In a period of time none of us will soon forget, the late Spring/early Summer protesting of 2020, which in many cases turned beyond aggressive, was a catalyst for a seemingly infinite number of phenomena.
From the societally significant to things that may seem like minutiae to the majority of us, the effects were felt throughout communities all over.
Perhaps one of the tinier veins, but a piece of the puzzle nonetheless, was the effect this period had on the lumber industry, particularly when it came to the supply of plywood.
As incidents became more widespread, plywood supplies seemingly disappeared overnight.
We at LOPCO were certainly part of this as we received a frantic call from a prominent Providence hotel, less than 24 hours after conducting a preventative walkthrough in case any type of protesting turned hostile in Providence.

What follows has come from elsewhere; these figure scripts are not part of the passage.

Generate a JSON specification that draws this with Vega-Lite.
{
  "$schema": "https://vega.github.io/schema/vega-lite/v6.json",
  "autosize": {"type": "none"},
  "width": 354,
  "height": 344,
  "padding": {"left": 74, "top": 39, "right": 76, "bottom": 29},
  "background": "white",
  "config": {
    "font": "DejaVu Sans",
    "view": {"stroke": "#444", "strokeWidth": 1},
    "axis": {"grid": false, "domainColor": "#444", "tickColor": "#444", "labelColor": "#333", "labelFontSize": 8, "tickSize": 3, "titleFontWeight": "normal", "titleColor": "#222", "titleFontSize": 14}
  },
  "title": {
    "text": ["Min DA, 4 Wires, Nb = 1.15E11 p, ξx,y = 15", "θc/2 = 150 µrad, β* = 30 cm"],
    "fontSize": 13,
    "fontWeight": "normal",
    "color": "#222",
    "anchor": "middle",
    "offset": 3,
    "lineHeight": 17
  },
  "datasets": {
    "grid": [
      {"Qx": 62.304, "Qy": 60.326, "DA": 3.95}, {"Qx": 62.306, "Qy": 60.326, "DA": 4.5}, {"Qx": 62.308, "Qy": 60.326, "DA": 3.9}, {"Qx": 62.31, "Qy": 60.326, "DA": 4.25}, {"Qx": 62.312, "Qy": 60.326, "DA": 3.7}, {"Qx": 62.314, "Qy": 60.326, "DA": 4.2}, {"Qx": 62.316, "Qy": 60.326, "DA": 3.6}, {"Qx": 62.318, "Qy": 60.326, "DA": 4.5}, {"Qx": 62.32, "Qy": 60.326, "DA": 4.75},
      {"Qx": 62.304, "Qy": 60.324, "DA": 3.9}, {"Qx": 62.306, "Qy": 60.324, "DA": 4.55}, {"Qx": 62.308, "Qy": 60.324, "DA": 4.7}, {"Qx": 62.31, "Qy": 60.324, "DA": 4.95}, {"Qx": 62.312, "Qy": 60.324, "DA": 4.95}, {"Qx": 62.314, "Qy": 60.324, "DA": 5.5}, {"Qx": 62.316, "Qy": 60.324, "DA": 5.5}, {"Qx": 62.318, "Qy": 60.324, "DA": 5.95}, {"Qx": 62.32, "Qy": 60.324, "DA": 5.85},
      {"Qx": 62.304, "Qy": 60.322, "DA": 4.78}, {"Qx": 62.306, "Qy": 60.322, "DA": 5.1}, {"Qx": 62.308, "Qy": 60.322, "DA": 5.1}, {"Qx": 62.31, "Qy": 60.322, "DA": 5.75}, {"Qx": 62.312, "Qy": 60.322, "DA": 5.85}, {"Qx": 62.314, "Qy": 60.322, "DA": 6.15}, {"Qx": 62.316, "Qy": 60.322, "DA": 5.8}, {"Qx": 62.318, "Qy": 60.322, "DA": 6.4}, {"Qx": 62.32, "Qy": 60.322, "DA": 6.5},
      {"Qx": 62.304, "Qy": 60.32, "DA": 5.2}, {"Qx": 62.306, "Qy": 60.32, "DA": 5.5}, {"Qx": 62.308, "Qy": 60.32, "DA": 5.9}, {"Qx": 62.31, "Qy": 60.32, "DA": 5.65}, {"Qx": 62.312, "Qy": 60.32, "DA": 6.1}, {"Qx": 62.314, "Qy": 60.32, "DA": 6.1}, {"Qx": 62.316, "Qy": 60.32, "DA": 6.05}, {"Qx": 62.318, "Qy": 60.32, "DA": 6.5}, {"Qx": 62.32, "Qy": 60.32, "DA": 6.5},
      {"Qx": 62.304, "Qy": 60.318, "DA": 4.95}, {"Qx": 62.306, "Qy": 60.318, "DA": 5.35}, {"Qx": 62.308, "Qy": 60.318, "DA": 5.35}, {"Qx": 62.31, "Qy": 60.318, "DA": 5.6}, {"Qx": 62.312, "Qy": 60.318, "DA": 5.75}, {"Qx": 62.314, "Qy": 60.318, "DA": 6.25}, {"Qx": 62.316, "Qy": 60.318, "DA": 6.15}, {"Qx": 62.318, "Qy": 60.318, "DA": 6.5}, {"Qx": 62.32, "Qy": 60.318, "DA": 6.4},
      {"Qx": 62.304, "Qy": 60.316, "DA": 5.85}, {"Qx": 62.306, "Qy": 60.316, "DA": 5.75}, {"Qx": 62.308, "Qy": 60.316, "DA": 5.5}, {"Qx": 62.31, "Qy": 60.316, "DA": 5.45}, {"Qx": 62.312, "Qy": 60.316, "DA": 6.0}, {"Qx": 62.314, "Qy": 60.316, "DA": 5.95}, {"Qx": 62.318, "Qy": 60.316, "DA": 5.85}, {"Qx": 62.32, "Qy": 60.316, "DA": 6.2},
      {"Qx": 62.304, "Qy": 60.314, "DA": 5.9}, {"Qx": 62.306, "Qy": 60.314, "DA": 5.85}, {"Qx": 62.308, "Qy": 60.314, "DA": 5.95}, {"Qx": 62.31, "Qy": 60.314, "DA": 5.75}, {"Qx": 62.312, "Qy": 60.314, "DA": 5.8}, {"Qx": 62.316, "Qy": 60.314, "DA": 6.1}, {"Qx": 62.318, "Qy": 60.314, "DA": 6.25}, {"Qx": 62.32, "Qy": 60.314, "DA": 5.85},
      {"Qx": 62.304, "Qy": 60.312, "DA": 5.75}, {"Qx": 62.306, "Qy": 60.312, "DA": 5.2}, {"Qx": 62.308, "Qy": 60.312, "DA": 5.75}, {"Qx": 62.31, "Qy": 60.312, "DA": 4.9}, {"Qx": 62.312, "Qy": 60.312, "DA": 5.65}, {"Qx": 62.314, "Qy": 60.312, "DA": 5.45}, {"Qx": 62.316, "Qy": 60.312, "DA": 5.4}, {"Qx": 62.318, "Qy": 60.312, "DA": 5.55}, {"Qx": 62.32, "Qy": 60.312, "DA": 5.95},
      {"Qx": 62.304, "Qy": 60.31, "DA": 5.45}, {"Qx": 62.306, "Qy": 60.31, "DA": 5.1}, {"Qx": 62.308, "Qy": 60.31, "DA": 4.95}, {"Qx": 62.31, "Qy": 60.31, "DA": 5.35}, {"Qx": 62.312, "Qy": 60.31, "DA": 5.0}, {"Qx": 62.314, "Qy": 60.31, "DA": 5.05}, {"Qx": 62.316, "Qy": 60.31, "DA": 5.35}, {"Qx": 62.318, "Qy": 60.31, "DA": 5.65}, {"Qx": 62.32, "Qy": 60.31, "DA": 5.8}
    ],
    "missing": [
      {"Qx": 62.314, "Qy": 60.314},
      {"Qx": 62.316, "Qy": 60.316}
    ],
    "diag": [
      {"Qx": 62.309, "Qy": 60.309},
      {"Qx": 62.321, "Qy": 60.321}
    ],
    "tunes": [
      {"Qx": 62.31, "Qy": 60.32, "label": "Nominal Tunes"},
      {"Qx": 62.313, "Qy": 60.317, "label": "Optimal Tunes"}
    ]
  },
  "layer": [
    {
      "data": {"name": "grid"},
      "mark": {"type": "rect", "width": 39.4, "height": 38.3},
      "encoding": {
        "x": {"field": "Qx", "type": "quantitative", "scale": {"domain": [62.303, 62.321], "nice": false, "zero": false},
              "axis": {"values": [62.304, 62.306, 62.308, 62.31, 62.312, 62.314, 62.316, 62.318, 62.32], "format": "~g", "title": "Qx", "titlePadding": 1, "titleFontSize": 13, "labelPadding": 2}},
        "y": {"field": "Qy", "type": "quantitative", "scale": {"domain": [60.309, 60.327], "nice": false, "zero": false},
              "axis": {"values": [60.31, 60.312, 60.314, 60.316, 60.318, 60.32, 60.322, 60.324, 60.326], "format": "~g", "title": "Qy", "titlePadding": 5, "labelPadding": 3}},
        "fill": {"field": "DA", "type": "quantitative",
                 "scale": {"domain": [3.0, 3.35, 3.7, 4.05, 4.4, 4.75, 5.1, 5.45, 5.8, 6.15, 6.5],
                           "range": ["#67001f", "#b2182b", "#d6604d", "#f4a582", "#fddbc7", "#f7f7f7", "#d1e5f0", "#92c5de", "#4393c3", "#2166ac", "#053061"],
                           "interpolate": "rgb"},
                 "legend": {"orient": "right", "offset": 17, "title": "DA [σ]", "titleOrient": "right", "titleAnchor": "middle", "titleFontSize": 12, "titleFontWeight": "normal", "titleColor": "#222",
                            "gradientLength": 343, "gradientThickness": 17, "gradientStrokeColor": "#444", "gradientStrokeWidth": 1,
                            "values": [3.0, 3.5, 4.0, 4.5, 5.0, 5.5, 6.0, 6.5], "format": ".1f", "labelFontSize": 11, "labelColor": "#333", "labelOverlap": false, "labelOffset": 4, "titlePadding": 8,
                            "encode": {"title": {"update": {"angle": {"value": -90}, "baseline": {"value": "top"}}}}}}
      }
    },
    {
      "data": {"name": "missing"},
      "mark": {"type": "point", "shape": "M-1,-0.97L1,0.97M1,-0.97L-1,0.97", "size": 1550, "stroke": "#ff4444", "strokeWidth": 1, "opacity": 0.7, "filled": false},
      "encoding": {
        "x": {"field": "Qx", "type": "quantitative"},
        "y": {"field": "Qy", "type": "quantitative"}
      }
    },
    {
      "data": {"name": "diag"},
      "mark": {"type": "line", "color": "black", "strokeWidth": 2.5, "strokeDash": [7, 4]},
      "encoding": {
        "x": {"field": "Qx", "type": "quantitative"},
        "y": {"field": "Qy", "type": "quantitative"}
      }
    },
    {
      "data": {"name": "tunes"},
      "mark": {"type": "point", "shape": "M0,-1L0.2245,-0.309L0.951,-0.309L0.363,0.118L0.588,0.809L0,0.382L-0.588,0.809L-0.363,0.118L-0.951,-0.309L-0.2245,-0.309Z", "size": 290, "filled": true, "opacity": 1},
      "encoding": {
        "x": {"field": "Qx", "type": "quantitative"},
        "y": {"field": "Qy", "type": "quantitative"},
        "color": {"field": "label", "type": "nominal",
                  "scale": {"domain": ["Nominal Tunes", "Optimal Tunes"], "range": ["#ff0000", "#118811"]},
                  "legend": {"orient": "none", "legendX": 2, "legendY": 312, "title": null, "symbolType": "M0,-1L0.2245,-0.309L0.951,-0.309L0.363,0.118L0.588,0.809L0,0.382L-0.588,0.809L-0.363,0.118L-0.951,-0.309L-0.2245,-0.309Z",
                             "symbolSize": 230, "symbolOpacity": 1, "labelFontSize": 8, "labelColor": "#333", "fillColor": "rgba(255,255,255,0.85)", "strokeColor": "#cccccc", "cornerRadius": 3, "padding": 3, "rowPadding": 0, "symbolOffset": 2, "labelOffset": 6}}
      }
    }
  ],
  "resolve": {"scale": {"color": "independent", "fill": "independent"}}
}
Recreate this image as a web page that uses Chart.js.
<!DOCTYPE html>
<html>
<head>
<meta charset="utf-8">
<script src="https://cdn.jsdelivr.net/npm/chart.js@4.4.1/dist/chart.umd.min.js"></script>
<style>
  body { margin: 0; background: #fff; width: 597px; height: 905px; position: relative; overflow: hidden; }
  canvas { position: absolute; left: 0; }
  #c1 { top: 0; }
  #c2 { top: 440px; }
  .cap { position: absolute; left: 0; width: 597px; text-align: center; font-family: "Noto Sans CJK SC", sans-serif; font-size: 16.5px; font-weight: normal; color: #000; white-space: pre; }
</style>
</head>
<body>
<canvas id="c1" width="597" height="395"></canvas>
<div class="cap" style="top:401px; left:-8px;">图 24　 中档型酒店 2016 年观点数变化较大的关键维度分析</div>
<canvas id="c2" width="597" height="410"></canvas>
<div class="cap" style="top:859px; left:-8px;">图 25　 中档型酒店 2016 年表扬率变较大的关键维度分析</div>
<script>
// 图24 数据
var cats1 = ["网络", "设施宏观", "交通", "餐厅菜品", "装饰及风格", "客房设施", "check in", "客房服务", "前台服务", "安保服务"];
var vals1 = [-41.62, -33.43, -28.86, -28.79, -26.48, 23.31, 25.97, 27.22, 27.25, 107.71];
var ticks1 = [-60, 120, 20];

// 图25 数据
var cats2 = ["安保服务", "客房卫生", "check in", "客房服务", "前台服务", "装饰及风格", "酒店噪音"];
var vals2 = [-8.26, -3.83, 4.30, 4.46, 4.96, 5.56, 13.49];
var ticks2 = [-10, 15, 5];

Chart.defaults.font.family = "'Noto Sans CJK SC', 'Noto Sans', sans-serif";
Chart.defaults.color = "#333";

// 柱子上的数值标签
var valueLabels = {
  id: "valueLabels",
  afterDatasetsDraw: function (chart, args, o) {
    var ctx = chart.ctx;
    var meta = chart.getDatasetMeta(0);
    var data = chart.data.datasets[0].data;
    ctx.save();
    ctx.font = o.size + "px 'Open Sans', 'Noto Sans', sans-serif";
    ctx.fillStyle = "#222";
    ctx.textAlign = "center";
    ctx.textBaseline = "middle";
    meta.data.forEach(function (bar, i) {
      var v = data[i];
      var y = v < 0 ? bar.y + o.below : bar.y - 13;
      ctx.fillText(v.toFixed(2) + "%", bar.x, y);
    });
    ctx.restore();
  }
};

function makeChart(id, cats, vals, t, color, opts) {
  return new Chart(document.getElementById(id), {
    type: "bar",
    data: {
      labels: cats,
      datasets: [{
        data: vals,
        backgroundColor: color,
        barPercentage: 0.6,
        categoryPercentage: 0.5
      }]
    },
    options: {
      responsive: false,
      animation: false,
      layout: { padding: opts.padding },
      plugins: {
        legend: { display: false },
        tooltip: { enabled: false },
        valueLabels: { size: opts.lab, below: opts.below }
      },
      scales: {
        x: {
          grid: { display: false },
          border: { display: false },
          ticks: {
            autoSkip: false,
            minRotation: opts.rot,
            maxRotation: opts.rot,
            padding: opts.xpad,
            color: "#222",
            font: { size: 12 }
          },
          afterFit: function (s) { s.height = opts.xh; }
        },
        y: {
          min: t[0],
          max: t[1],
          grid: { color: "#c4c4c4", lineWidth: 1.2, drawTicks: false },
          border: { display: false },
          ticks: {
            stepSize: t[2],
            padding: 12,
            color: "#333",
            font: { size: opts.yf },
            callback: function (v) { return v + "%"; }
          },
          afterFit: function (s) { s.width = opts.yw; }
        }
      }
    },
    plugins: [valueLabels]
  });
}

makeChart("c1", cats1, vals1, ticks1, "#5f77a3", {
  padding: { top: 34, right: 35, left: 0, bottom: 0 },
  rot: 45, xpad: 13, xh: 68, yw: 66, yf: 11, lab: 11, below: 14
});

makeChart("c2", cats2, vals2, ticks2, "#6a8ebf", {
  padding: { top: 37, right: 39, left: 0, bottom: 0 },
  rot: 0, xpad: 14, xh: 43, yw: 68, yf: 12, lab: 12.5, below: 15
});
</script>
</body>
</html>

While I was admittedly half-scoffing at the idea as I was evaluating what it would take to plywood up the 1st level of this hotel (thinking that something which I was estimating for to help prevent, had very little chance of occurring in Providence), sure enough at 6am the next morning I found myself doing another type of inspection.
This one involved me making a beeline to the Hotel to assess for any damages which may have been incurred the previous night; literally a few hours after I had initially taken a peek at things, rogue protestors had laid damage to the hotel.
As I was doing this, my phone began to blow up as the Director of Facilities for the hotel wanted to know how quickly we could get plywood up on the outside.
Realizing this was a legitimate situation, I put the mechanisms in place to get the plywood hung as we had been planning (I had not even finished my estimate yet) and headed straight for our local lumberyard.
I went there because I knew everybody and their mother would try to hit the box stores up first.
When I arrived at the lumberyard, I inquired as to how much OSB board they had and after being assured they had a good amount of it, I let them know that we would purchase all of it and asked them to please deliver it to the downtown hotel.
Luckily, we were able to fasten all the OSB board up and no further harm was inflicted to the hotel after that.
What is OSB board?
OSB Board is a sheet of wood that looks and performs like traditional plywood but is a much more cost efficient alternative.
Many times incorrectly referred to as ‘particle board’, OSB (Oriented Strand Board) board is made from waterproof heat-cured adhesives and numerous strands of wood, bonded together to form an engineered wood panel that resembles the appearance and proficiency of traditional plywood.
OSB board has many uses.
Because of its price-point, it certainly is ideal for situations where board-ups are necessary, the example I used it a good illustration but it is often used in securing vacant or fire-damaged houses being locked in over door and window areas.
Contrary to what is heard in the field, true OSB board is waterproof and is utilized in a variety of capacities.
From wall sheathing to roof sheathing to subflooring, OSB board has many applications.
The biggest disadvantage to OSB board is that if it gets exposed to significant amounts of water, it’s edges can greatly expand, especially if the edges have been cut (without being sealed) in the process of construction.
Both OSB Board and plywood will rot out if saturated with moisture over long periods of time.
One of the biggest construction myths involving OSB board is that because it is more cost efficient, it is an inferior product.
True OSB board however, if manufactured correctly, is NOT an inferior product and actually is quite versatile, especially if its structurally integrity can be maintained throughout the construction process (waterproof by correctly sealing your cuts!).
It is also a well-welcomed alternative in situations which become dire and warrant a quick response as cost effectively as possible, to guard against intrusion and unwanted vandalism whether after a home-destroying fire or a peaceful protest that turns into a potentially compromising situation for area properties.